Those attempting to predict the next camera-to-computer interface standard have been thrown a number of curve balls lately. At the 2009 International Robots, Vision & Motion Control Show in Rosemont, IL, for example, two proposals to extend the bandwidth of the Camera Link interface were presented to the standards committee of the Automated Imaging Association (AIA) (see “Future Camera Link standards emerge,”Vision Systems Design, August 2009).

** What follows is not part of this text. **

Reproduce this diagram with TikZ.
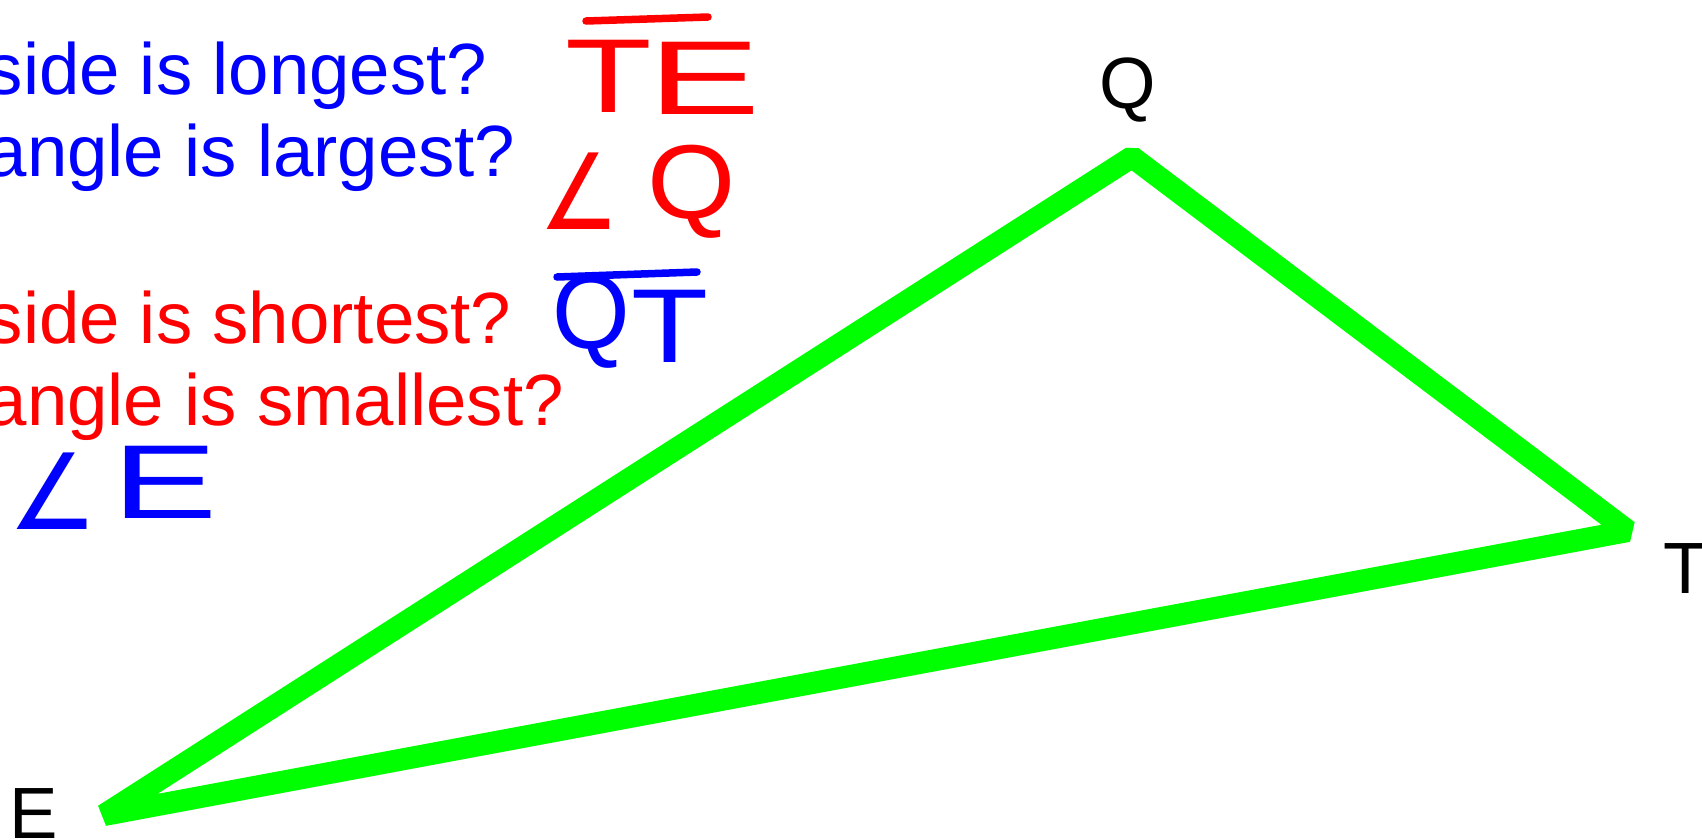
\documentclass[tikz,border=0pt]{standalone}
\usepackage{fontspec}
\setmainfont{Liberation Sans}
\newfontfamily\anglefont{DejaVu Sans}
\usepackage{tikz}
\usetikzlibrary{positioning}
\definecolor{qblue}{HTML}{0000FF}
\definecolor{qred}{HTML}{FF0000}
\definecolor{qgreen}{HTML}{00FF00}
\newcommand{\hand}[2]{\scalebox{#1}[1]{#2}}

\begin{document}
\begin{tikzpicture}[x=0.1mm, y=-0.1mm,
    question/.style={font=\fontsize{20.66}{24}\selectfont, inner sep=0pt, anchor=base west},
    vlabel/.style={font=\fontsize{20.66}{24}\selectfont, inner sep=0pt, anchor=base},
    hand/.style={font=\fontsize{29.9}{34}\selectfont, inner sep=0pt},
    side/.style={line width=2.2mm, qgreen, line join=bevel},
    bar/.style={line width=0.75mm, line cap=round},
  ]
  \useasboundingbox (0,0) rectangle (1702,839);

  \def\qx{-14}   % questions start left of the frame

  % --- questions ---
  \node[question, text=qblue] (q1) at (\qx, 94)  {side is longest?};
  \node[question, text=qblue] (q2) at (\qx, 176) {angle is largest?};
  \node[question, text=qred]  (q3) at (\qx, 343) {side is shortest?};
  \node[question, text=qred]  (q4) at (\qx, 425) {angle is smallest?};

  % --- answers, written by hand ---
  \node[hand, text=qred] (a1t) at (609, 76) {\hand{1.35}{T}};
  \node[hand, text=qred] (a1e) at (705, 78) {\hand{1.6}{E}};
  \draw[bar, qred] (586, 21) -- (708, 17);

  \node[hand, text=qred] (a2a) at (580, 191) {\hand{0.85}{\anglefont ∠}};
  \node[hand, text=qred] (a2q) at (692, 192) {\hand{1.08}{Q}};

  \node[hand, text=qblue] (a3q) at (591, 322) {\hand{0.95}{Q}};
  \node[hand, text=qblue] (a3t) at (670, 326) {\hand{1.2}{T}};
  \draw[bar, qblue] (557, 277) -- (697, 272);

  \node[hand, text=qblue] (a4a) at (53, 491)  {\hand{0.95}{\anglefont ∠}};
  \node[hand, text=qblue] (a4e) at (165, 482) {\hand{1.5}{E}};

  % --- triangle ---
  \coordinate (Q) at (1132, 157);
  \coordinate (T) at (1628, 531);
  \coordinate (E) at (104, 815);
  \draw[side] (E) -- (Q) -- (T) -- cycle;

  \node[vlabel] (lq) at (1128, 108) {Q};
  \node[vlabel] (lt) at (1686, 593) {T};
  \node[vlabel, anchor=base west] (le) at (9, 838) {E};

\end{tikzpicture}
\end{document}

The first, CoaXPress, proposed by Adimec (Eindhoven, the Netherlands; www.adimec.com) is based on a high-speed line driver and equalizer chipset from Eqcologic (Brussels, Belgium; www.eqcologic.com) and allows image data to be transferred over 50 m of coaxial cable at a data rate of 6.25 Gbits/s. For higher speeds, more cables can be used in parallel.
The second approach known as high-speed link (HSLINK), proposed by DALSA (Waterloo, ON, Canada; www.dalsa.com) specifies each twisted pair in the cable runs at 3.125 Gbits/s, with options for one pair, four pairs, and 20 pairs that would support up to 62.5 Gbits/s using a 12x InfiniBand cable. While camera products and frame grabbers based on the CoaXPress standard from Adimec and Active Silicon (Iver, UK; www.activesilicon.com), respectively, were announced at the November VISION 2009 show in Stuttgart, Germany, the HSLINK proposal has yet to see any product adoption.
Because interfaces such as Camera Link, CoaXPress, and InfiniBand all offer point-to-point bidirectional serial links, they are by nature more deterministic than bus-based standards such as USB- or frame-based protocols such as Gigabit Ethernet. Despite this, low-cost consumer interfaces such as USB 3.0 will gain ground in PC-based systems that do not necessarily require high-speed deterministic response.
After Intel initially demonstrated the USB 3.0 or SuperSpeed interface more than two years ago, the 4.8-Gbit/s interface and products developed using it were recently unveiled at the September 2009 Intel Developer Forum (San Francisco, CA, USA).
To increase the bandwidth of the USB 3.0 interface, the SuperSpeed standard adds two extra differential pairs that are operated in full duplex mode. To remain backwards compatible, the SuperSpeed standard retains the original differential pair used to transmit data in the USB 2.0 standard.
When implementing the USB interface, system developers have a number of choices. These include using dedicated host controller interfaces, USB 3.0 transceivers, and PCI Express controllers, whether to implement some or all of this functionality in an ASIC, or to integrate single ICs that incorporate all of these functions.
Those wishing to prototype systems rapidly could, for example, opt for the FL1000 single-chip solution from Fresco Logic (Beaverton, OR, USA; www.frescologic.com). Backwards compatible with USB 1.1 and 2.0, the 100-pin device supports the USB 3.0 Rev 1.0 standard and implements a host PCI Express interface, USB 3.0 transceiver, a USB 3.0 eXtended Host Controller Interface (xHCI), and a PCI Express controller and transceiver. The company is also offering an FL1000-enabled add-in card for PCI Express systems.
Leveraging this technology, Point Grey Research (Richmond, BC, Canada; www.ptgrey.com) has already demonstrated the benefits of SuperSpeed USB by streaming uncompressed 1080p60 video from a Point Grey camera to the USB 3.0 host controller from Fresco Logic running in an P7P55D motherboard from Asus (Taipei, Taiwan; www.asus.com). The prototype camera uses a 3-Mpixel IMX036 CMOS image sensor from Sony (Tokyo, Japan; www.sony.com) to output uncompressed 1920 × 1080-pixel images at 60 frames/s (see figure). Point Grey’s software driver provides low-level control of the camera via the USB 3.0 bus.
While the USB SuperSpeed interface represents a direct challenge to other bus-based standards such as FireWire, other emerging technologies from Intel promise to further increase the bandwidth of consumer interfaces. At the Intel Developer Forum, for example, Intel demonstrated what it is calling Light Peak, an integrated controller and optical module that uses miniature lasers and photodetectors to deliver 10 Gbits/s over an optical fiber.
Although details of the device have yet to be made available, the company has said that the interface is expected to be an order of magnitude less expensive than current 10-Gbit/s transceivers and controllers. Intel expects this technology to be scalable to 100 Gbits/s over the next decade and plans to offer the controller chip to developers next year.